Never one to dwell, Mary moved on and the city’s loss was NBC’s gain. She worked at 30 Rock for years in various administrative roles eventually working for a vice president there. She was a New York kid working and living in the greatest city in the world. She attended Broadway plays and foreign films. She toured Europe. Years later she confided that, in evaluating how her life was going at that stage, she was not going to marry. “No one interested me enough.” It was around the same time she spent a lazy summer day at the Breezy Point Beach Club and met a young man who was a member of the club. Sitting in the night club there after a day by the pool, the guy asked if he could buy her a drink. She had a draft beer in front of her at the time. Mary accepted the offer and promptly ordered a “Scotch Mist”. After some conversation, the guy asked for her number and she smartly replied “I’m in the book” as she left the club. He found her number and succeeded in disproving her “No one interested me enough” theory. David and Mary spent the next 60 years together with David never letting her forget that he noticed the drink order upgrade from draft beer to Scotch Mist on their first meeting.

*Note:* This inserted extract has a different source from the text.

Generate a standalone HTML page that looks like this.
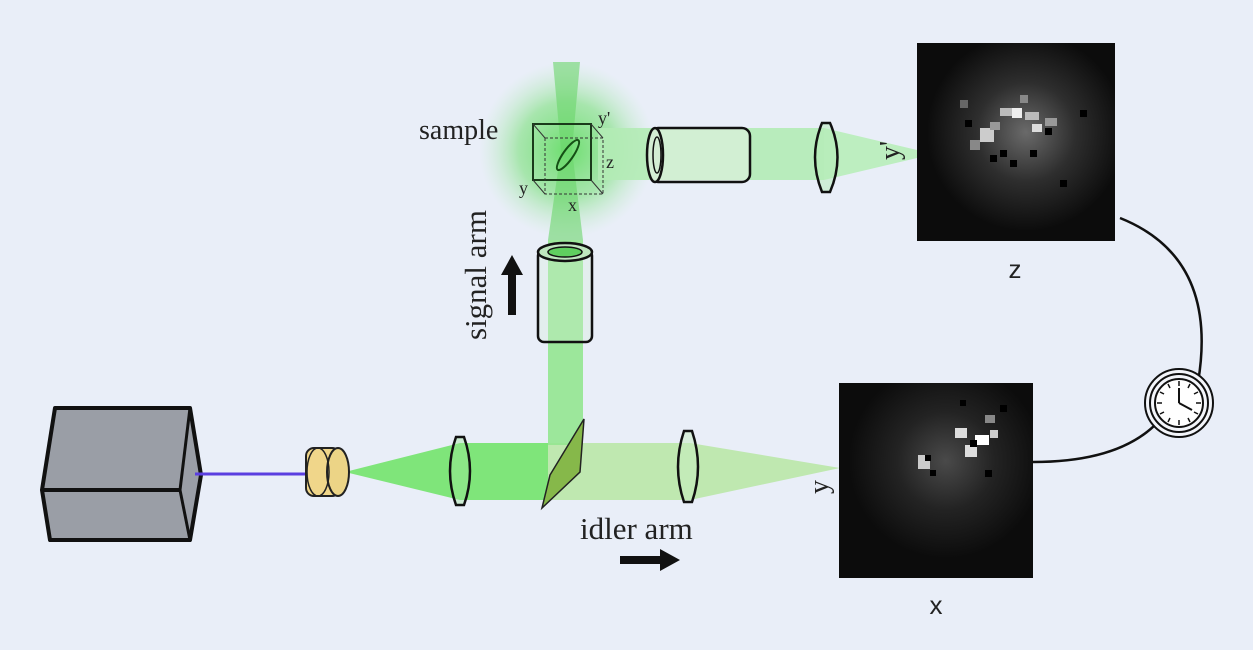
<!DOCTYPE html>
<html><head><meta charset="utf-8"><style>
html,body{margin:0;padding:0;background:#e9eef8;}
svg{display:block}
.serif{font-family:"Liberation Serif",serif;}
.sans{font-family:"Liberation Sans",sans-serif;}
</style></head><body>
<svg width="1253" height="650" viewBox="0 0 1253 650" xmlns="http://www.w3.org/2000/svg">
<defs>
<radialGradient id="glow" cx="0.5" cy="0.5" r="0.5">
<stop offset="0" stop-color="#5fdc5f" stop-opacity="0.9"/>
<stop offset="0.55" stop-color="#7be07b" stop-opacity="0.6"/>
<stop offset="1" stop-color="#b8ecbd" stop-opacity="0"/>
</radialGradient>
<radialGradient id="imz" cx="0.55" cy="0.45" r="0.5">
<stop offset="0" stop-color="#6a6a6a"/>
<stop offset="0.5" stop-color="#2e2e2e"/>
<stop offset="1" stop-color="#0c0c0c"/>
</radialGradient>
<radialGradient id="imx" cx="0.55" cy="0.4" r="0.5">
<stop offset="0" stop-color="#4a4a4a"/>
<stop offset="0.5" stop-color="#232323"/>
<stop offset="1" stop-color="#0c0c0c"/>
</radialGradient>
</defs>
<rect width="1253" height="650" fill="#e9eef8"/>

<!-- laser box -->
<polygon points="55,408 190,408 201,475 190,540 50,540 42,490" fill="#9a9ea6" stroke="#111" stroke-width="4" stroke-linejoin="round"/>
<line x1="42" y1="490" x2="180" y2="490" stroke="#111" stroke-width="4"/>
<line x1="190" y1="408" x2="180" y2="490" stroke="#111" stroke-width="3"/>
<line x1="180" y1="490" x2="190" y2="540" stroke="#111" stroke-width="3"/>
<line x1="195" y1="474" x2="310" y2="474" stroke="#5a3ee0" stroke-width="3"/>

<polygon points="540,443 690,443 840,468 690,500 540,500" fill="#bfe8b0"/>
<polygon points="345,472 460,443 548,443 548,500 460,500" fill="#7fe57a"/>
<rect x="548" y="240" width="35" height="205" fill="#93e690" opacity="0.9"/>
<circle cx="567" cy="150" r="88" fill="url(#glow)"/>
<polygon points="553,62 580,62 572,150 561,150" fill="#6ad66a" opacity="0.6"/>
<polygon points="561,150 572,150 583,240 548,240" fill="#6ad66a" opacity="0.6"/>
<rect x="598" y="128" width="226" height="52" fill="#b3ebb5" opacity="0.9"/>
<polygon points="824,128 917,150 917,158 824,180" fill="#bdeec0"/>

<!-- collimator -->
<rect x="306" y="448" width="34" height="48" rx="8" fill="#f0d68a" stroke="#222" stroke-width="2"/>
<ellipse cx="338" cy="472" rx="11" ry="24" fill="#ecd486" stroke="#222" stroke-width="2"/>
<ellipse cx="318" cy="472" rx="11" ry="24" fill="none" stroke="#222" stroke-width="1.5"/>

<!-- lenses -->
<path d="M456,437 L464,437 Q476,471 464,505 L456,505 Q444,471 456,437Z" fill="#9fe89a" fill-opacity="0.4" stroke="#111" stroke-width="2.5"/>
<path d="M684,431 L692,431 Q704,467 692,502 L684,502 Q672,467 684,431Z" fill="#c8eec0" fill-opacity="0.5" stroke="#111" stroke-width="2.5"/>
<path d="M822,123 L830,123 Q845,157 830,192 L822,192 Q808,157 822,123Z" fill="#b3ebb5" fill-opacity="0.5" stroke="#111" stroke-width="2.5"/>

<polygon points="550,475 584,419 580,472 542,508" fill="#86b84a" stroke="#222" stroke-width="1.5"/>

<rect x="538" y="250" width="54" height="92" rx="6" fill="#d8f0d8" fill-opacity="0.3" stroke="#111" stroke-width="2.5"/>
<ellipse cx="565" cy="252" rx="27" ry="9" fill="#bfe6bf" stroke="#111" stroke-width="2.5"/>
<ellipse cx="565" cy="252" rx="17" ry="5" fill="#5fcf5f" stroke="#111" stroke-width="1.5"/>

<rect x="650" y="128" width="100" height="54" rx="8" fill="#e3f2e3" fill-opacity="0.6" stroke="#111" stroke-width="2.5"/>
<ellipse cx="655" cy="155" rx="8" ry="27" fill="#d4eed4" stroke="#111" stroke-width="2.5"/>
<ellipse cx="657" cy="155" rx="4" ry="18" fill="none" stroke="#111" stroke-width="1.5"/>

<!-- sample cube -->
<rect x="533" y="124" width="58" height="56" fill="none" stroke="#1a3a1a" stroke-width="2"/>
<rect x="545" y="138" width="58" height="56" fill="none" stroke="#333" stroke-width="1" stroke-dasharray="3,2"/>
<line x1="533" y1="124" x2="545" y2="138" stroke="#333" stroke-width="1"/>
<line x1="591" y1="124" x2="603" y2="138" stroke="#333" stroke-width="1"/>
<line x1="533" y1="180" x2="545" y2="194" stroke="#333" stroke-width="1"/>
<line x1="591" y1="180" x2="603" y2="194" stroke="#333" stroke-width="1"/>
<ellipse cx="568" cy="155" rx="5" ry="18" transform="rotate(35 568 155)" fill="none" stroke="#155015" stroke-width="2"/>
<text x="598" y="124" class="serif" font-size="18" fill="#222">y'</text>
<text x="606" y="168" class="serif" font-size="18" fill="#222">z</text>
<text x="519" y="194" class="serif" font-size="18" fill="#222">y</text>
<text x="568" y="211" class="serif" font-size="18" fill="#222">x</text>
<text x="419" y="139" class="serif" font-size="28" fill="#222">sample</text>

<text transform="translate(486,340) rotate(-90)" class="serif" font-size="31" fill="#222">signal arm</text>
<polygon points="512,255 523,275 516,275 516,315 508,315 508,275 501,275" fill="#111"/>

<text x="580" y="539" class="serif" font-size="31" fill="#222">idler arm</text>
<polygon points="680,560 660,549 660,556 620,556 620,564 660,564 660,571" fill="#111"/>

<text transform="translate(899,160) rotate(-90)" class="serif" font-size="28" fill="#222">y'</text>
<text transform="translate(828,494) rotate(-90)" class="serif" font-size="28" fill="#222">y</text>

<!-- Z image -->
<rect x="917" y="43" width="198" height="198" fill="url(#imz)"/>
<g fill="#bbb">
<rect x="1000" y="108" width="12" height="8"/><rect x="1012" y="108" width="10" height="10" fill="#eee"/>
<rect x="1025" y="112" width="14" height="8"/><rect x="1045" y="118" width="12" height="8" fill="#999"/>
<rect x="980" y="128" width="14" height="14" fill="#ccc"/><rect x="1032" y="124" width="10" height="8" fill="#ddd"/>
<rect x="990" y="122" width="10" height="8" fill="#999"/><rect x="960" y="100" width="8" height="8" fill="#666"/>
<rect x="970" y="140" width="10" height="10" fill="#888"/><rect x="1020" y="95" width="8" height="8" fill="#888"/>
</g>
<g fill="#000">
<rect x="965" y="120" width="7" height="7"/><rect x="1000" y="150" width="7" height="7"/>
<rect x="1045" y="128" width="7" height="7"/><rect x="1080" y="110" width="7" height="7"/>
<rect x="1030" y="150" width="7" height="7"/><rect x="1060" y="180" width="7" height="7"/>
<rect x="990" y="155" width="7" height="7"/><rect x="1010" y="160" width="7" height="7"/>
</g>
<text x="1015" y="278" class="sans" font-size="26" fill="#222" text-anchor="middle">z</text>

<!-- X image -->
<rect x="839" y="383" width="194" height="195" fill="url(#imx)"/>
<g fill="#ccc">
<rect x="955" y="428" width="12" height="10" fill="#ddd"/><rect x="975" y="435" width="14" height="10" fill="#fff"/>
<rect x="965" y="445" width="12" height="12" fill="#ddd"/><rect x="918" y="455" width="12" height="14"/>
<rect x="990" y="430" width="8" height="8"/><rect x="985" y="415" width="10" height="8" fill="#888"/>
</g>
<g fill="#000">
<rect x="925" y="455" width="6" height="6"/><rect x="930" y="470" width="6" height="6"/>
<rect x="970" y="440" width="7" height="7"/><rect x="1000" y="405" width="7" height="7"/>
<rect x="985" y="470" width="7" height="7"/><rect x="960" y="400" width="6" height="6"/>
</g>
<text x="936" y="614" class="sans" font-size="26" fill="#222" text-anchor="middle">x</text>

<path d="M1120,218 Q1225,260 1195,398" fill="none" stroke="#111" stroke-width="2.5"/>
<path d="M1033,462 Q1120,462 1158,422" fill="none" stroke="#111" stroke-width="2.5"/>
<circle cx="1179" cy="403" r="34" fill="#f3f5fa" stroke="#111" stroke-width="2"/>
<circle cx="1179" cy="403" r="29" fill="none" stroke="#111" stroke-width="2"/>
<circle cx="1179" cy="403" r="24" fill="#fff" stroke="#111" stroke-width="2"/>
<g stroke="#111" stroke-width="1.5">
<line x1="1179" y1="381" x2="1179" y2="386"/><line x1="1179" y1="420" x2="1179" y2="425"/>
<line x1="1157" y1="403" x2="1162" y2="403"/><line x1="1196" y1="403" x2="1201" y2="403"/>
<line x1="1190" y1="384" x2="1188" y2="388"/><line x1="1168" y1="384" x2="1170" y2="388"/>
<line x1="1190" y1="422" x2="1188" y2="418"/><line x1="1168" y1="422" x2="1170" y2="418"/>
<line x1="1160" y1="392" x2="1164" y2="394"/><line x1="1198" y1="392" x2="1194" y2="394"/>
<line x1="1160" y1="414" x2="1164" y2="412"/><line x1="1198" y1="414" x2="1194" y2="412"/>
</g>
<line x1="1179" y1="403" x2="1179" y2="388" stroke="#111" stroke-width="2"/>
<line x1="1179" y1="403" x2="1192" y2="410" stroke="#111" stroke-width="2"/>
</svg>
</body></html>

Dedication to family was a given and so Mary made the difficult decision to put her professional life on hold to take care of her ailing mother-in-law. Describing the choice as “difficult” undersells it but she was driven by a sense of duty, a responsibility to her family, and that lent her the strength to make such a choice. Years later, after Mary and David moved to Aberdeen, New Jersey she stepped back into the workforce working in administrative roles for the Monmouth County Parks System and was a long-time civilian employee of the Department of the Army at Ft. Monmouth. Her final and longest-served role there was as the secretary to the Post Chaplain.
To boil Mary’s life down to a series of jobs and roles does her a disservice. She was much more of a force than that. She was a joiner but if there wasn’t an activity already in place to join? She created something for others to join her. She helped organize protests against banks in Brooklyn in the 1970s for unfair lending practices and red-lining, worked on multiple censuses, started investment and consumer clubs within her community at Oak Point. A rabid Duke basketball fan, Mary rarely missed a Blue Devils’ game on tv. Driven by that need to be ever-curious, she was a voracious reader. To the last, her daily newspaper was sacred. Each newspaper was read with a pair of scissors nearby because she was sure to think of one person or another as she read articles and would cut them out to pass along. “Just thought you’d be interested in this.” The end table next to her front door always had a small stack of wisdom to be shared with people who came to mind as she read one article or another. She had a reputation as a person to go to for answers. There were so many phone calls seeking Mary’s advice or input, the family jokingly (yet with much admiration) referred to her as “the Alderman”. Ever happy to share what she knew, Mary also never hesitated to tackle new issues. Her research done and a new slate of clipped articles or the printed results of her googling, she readily shared whatever she’d learned. Politics were popular but investing and money management were her favorite topics. She could squeeze a quarter out of a dime given enough time. Back when interest rates meant something, she manually maintained a rolling ladder of certificates of deposit so complex it would’ve made a financial planner’s head spin. Mary readily shared lessons learned through research or practice all, again, in hopes of pulling those around her ever forward.
Throughout all the above and anything else we could possibly write about her, Mary’s life was guided by an unwavering faith in God –a faith so strong and so lived it was inspiring and even aspirational to those around her. She quite literally grew up in the shadow of St. Rose of Lima in Brooklyn. Wherever she went in life after leaving those shadows, Mary found comfort, community, and strength in her Catholic faith. She drew a resilience, or serenity, from it that enabled her to handle whatever was put in front of her. It was all part of God’s plan and she knew, when her time was over, she would be welcomed into His Kingdom with open arms.
Mary is survived by her son Bill, daughter-in-law Tina, and grandsons Aidan & Liam. She was pre-deceased by her beloved husband David, parents Pete and Maggie McGuigan, sisters Eleanor, Margaret, and Kathleen as well as her brother Pete.
A Mass of Christian Burial will be celebrated on Friday, February 16, 2024, at 10 AM in Sacred Heart Church, 340 Center Street, Middleboro, MA 02346. Relatives and friends are respectfully invited to attend. Interment will follow in Saint Mary Cemetery.
There are no calling hours. Please omit flowers.
Arrangements are by the O'Neill Funeral Home, 59 Peirce Street, Middleboro.